TORONTO – Signs of an impending flood in Calgary were evident months before the disaster struck.
A recent study by the University of California, Irvine, and NASA found that several areas across the United States are almost certain to suffer from water-related catastrophes. The one area likely to experience flooding stretches into Alberta and Saskatchewan.
The paper’s lead author, Jay Famiglietti, a professor of Earth Systems Science at the University of California, Irvine, is in Toronto attending the Munk School of International Affairs Program on Water Issues (POWI).
The research, using satellite data collected by the Gravity Recovery and Climate Experiment (GRACE) mission, a joint mission between the National Aeronautics and Space Administration and the German Aerospace Center, found that, although there were areas across the U.S. that were sure to face droughts, there were other areas — particularly in the north — that had an increase in groundwater saturation. It should have been evident that any extreme or extended weather event with precipitation would lead to a disaster and that included western Canada.
“When you look…you see it steadily increasing, so that the river basin is getting fuller and fuller…each year. So if you are a flood manager, or you’re in charge of flood prediction, you should be keeping your eye on that data. Because it can’t go on increasing in storage forever. At some point, you’re going to cross a capacity and that’s going to lead to flooding…and we just did it in Calgary.”
“GRACE can make a lot of contributions that are underutilized and could potentially save billions of dollars, and thousands of lives,” said Famiglietti.

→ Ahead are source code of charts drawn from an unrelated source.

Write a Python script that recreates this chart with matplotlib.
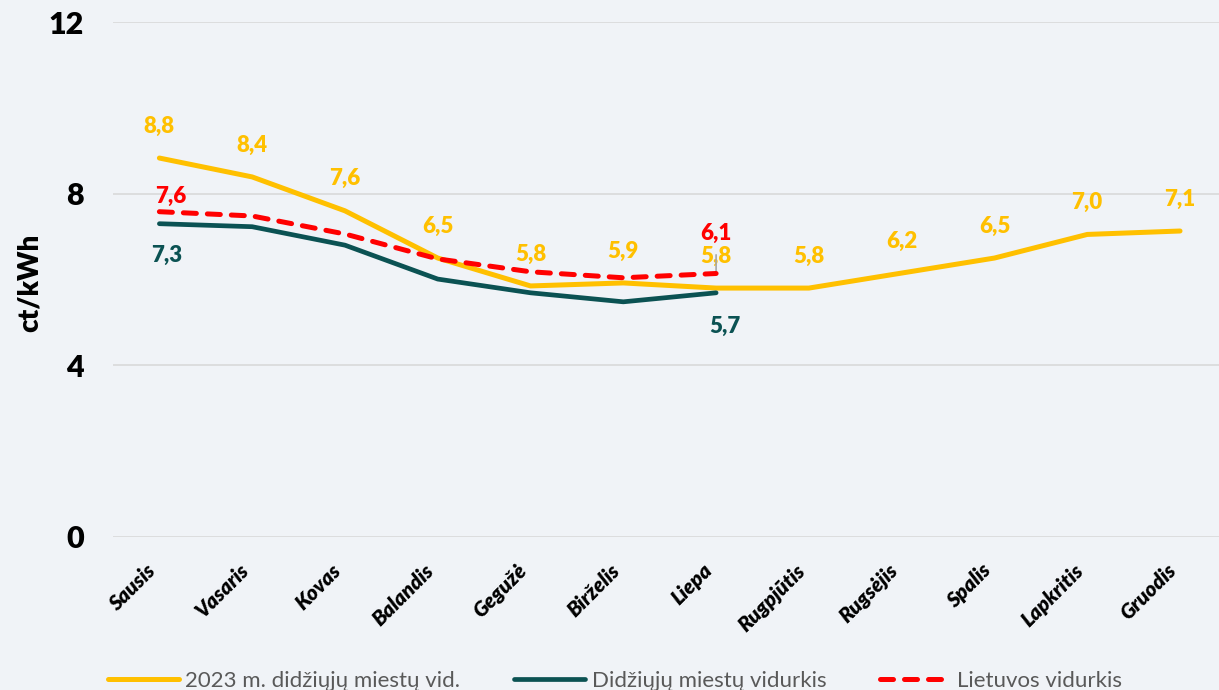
import matplotlib
matplotlib.use("Agg")
import matplotlib.pyplot as plt
import numpy as np

plt.rcParams['font.family'] = ['Lato', 'DejaVu Sans']

months = ["Sausis", "Vasaris", "Kovas", "Balandis", "Gegužė", "Birželis",
          "Liepa", "Rugpjūtis", "Rugsėjis", "Spalis", "Lapkritis", "Gruodis"]

# 2023 m. didžiųjų miestų vid.
avg_2023 = [8.83, 8.39, 7.6, 6.5, 5.85, 5.92, 5.8, 5.8, 6.15, 6.5, 7.05, 7.13]
labels_2023 = ["8,8", "8,4", "7,6", "6,5", "5,8", "5,9", "5,8", "5,8", "6,2", "6,5", "7,0", "7,1"]

# Didžiųjų miestų vidurkis (to Liepa)
cities = [7.3, 7.23, 6.8, 6.01, 5.69, 5.48, 5.69]
# Lietuvos vidurkis (to Liepa)
lithuania = [7.58, 7.48, 7.06, 6.48, 6.18, 6.04, 6.14]

YELLOW = "#FFC000"
GREEN = "#0B5253"
RED = "#FF0000"
BG = "#F0F3F7"

fig = plt.figure(figsize=(12.19, 6.9), dpi=100, facecolor=BG)
ax = fig.add_axes([113 / 1219, 1 - 537 / 690, (1219 - 113) / 1219, (537 - 22) / 690])
ax.set_facecolor(BG)

x = np.arange(len(months))
ax.plot(x, avg_2023, color=YELLOW, lw=3.6, solid_capstyle="round",
        label="2023 m. didžiųjų miestų vid.", zorder=3)
ax.plot(x[:len(cities)], cities, color=GREEN, lw=3.4, solid_capstyle="round",
        label="Didžiųjų miestų vidurkis", zorder=3)
ax.plot(x[:len(lithuania)], lithuania, color=RED, lw=3.6, dashes=(2.6, 2.2),
        dash_capstyle="round", label="Lietuvos vidurkis", zorder=4)

# data labels
lab = dict(ha="center", va="center", fontsize=16, fontweight="heavy",
           textcoords="offset points")
for i, v in enumerate(avg_2023):
    ax.annotate(labels_2023[i], (x[i], v), xytext=(0, 23), color=YELLOW, **lab)
ax.annotate("7,3", (x[0], cities[0]), xytext=(5, -23), color=GREEN, **lab)
ax.annotate("5,7", (x[6], cities[6]), xytext=(6, -24), color=GREEN, **lab)
ax.annotate("7,6", (x[0], lithuania[0]), xytext=(8, 11), color=RED, **lab)
ax.annotate("6,1", (x[6], lithuania[6]), xytext=(0, 29), color=RED,
            arrowprops=dict(arrowstyle="-", color="#A6A6A6", lw=1.2,
                            shrinkA=6, shrinkB=0), **lab)

ax.set_xlim(-0.5, 11.42)
ax.set_ylim(0, 12)
ax.set_yticks([0, 4, 8, 12])
ax.set_xticks(x)
ax.set_xticklabels(months, rotation=45, ha="right", fontsize=15,
                   fontweight="heavy", fontstyle="italic")
ax.tick_params(axis="x", length=0, pad=17)
ax.tick_params(axis="y", length=0, pad=21, labelsize=22)
for t in ax.get_yticklabels():
    t.set_fontweight("heavy")
ax.grid(axis="y", color="#D9D9D9", lw=1.2)
ax.set_axisbelow(True)
for s in ax.spines.values():
    s.set_visible(False)

fig.text(30 / 1219, 1 - 283 / 690, "ct/kWh", rotation=90, ha="center", va="center",
         fontsize=20, fontweight="heavy")

fig.legend(loc="center", bbox_to_anchor=(615 / 1219, 1 - 681 / 690), ncol=3, frameon=False,
           fontsize=16, labelcolor="#595959", handlelength=3.2, columnspacing=2.4,
           handletextpad=0.3)

plt.savefig("out.png", dpi=100, facecolor=BG)
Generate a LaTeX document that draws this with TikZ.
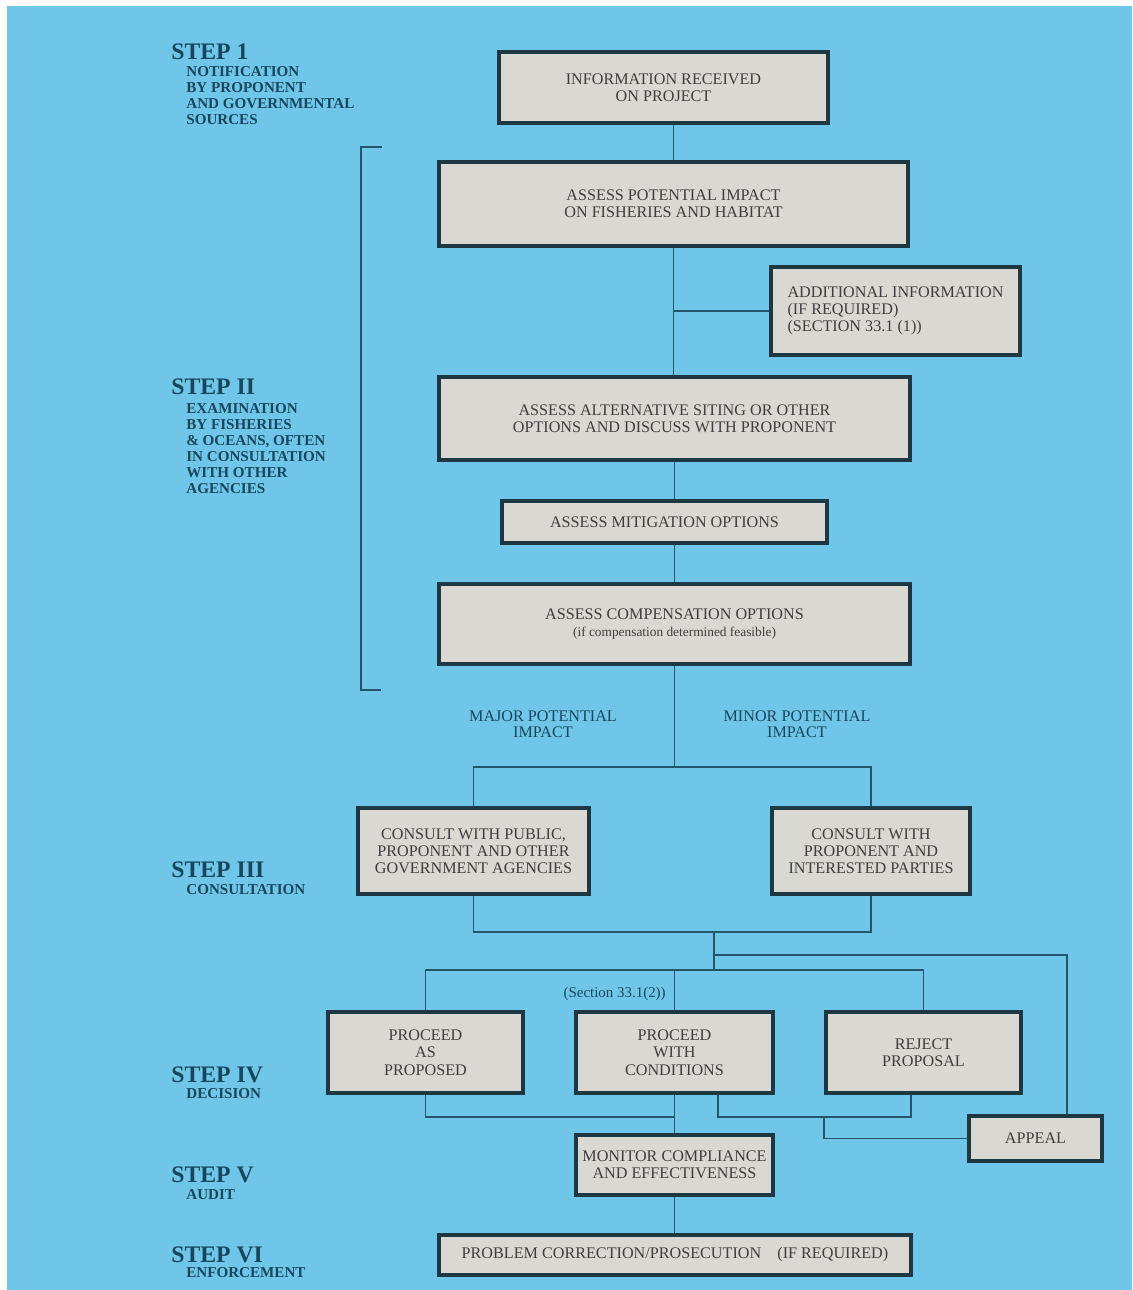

Though there would have been no way to prevent the disaster, Famiglietti said — you still need the rainwater and snow to get those flooding conditions — it wouldn’t have taken people by surprise, and at least there could have been some measures to reduce the effects of the floodwater.
“It wasn’t preventable, but predictable,” said Famiglietti. “It’s almost inevitable, given the upward trend…that whole blue spot goes straight up north right up to Calgary. I was surprised…and not surprised.”
Famiglietti said that research he’s conducted, soon to be published, shows that utilizing the GRACE satellite will give areas a lead time for flood prediction by a few months. “And that’s a lot of time to allow you to divert water from a reservoir or divert water out of a river.”
“That map, the GRACE data…it really points to a lot of predictability that we’re not taking advantage of. And a lot of that predictability comes from the groundwater.”
“I would say, we should have seen this coming months ago,” Famiglietti said. “And thought about taking precautions.”
The GRACE mission was launched into orbit in 2002. The mission consists of two satellites about 220 km apart in a polar orbit 500 km above Earth. The satellites study changes in Earth’s gravity by measuring static influences like the sea floor and the continents, but also the water’s influence, which includes ocean currents, water runoff and groundwater storage.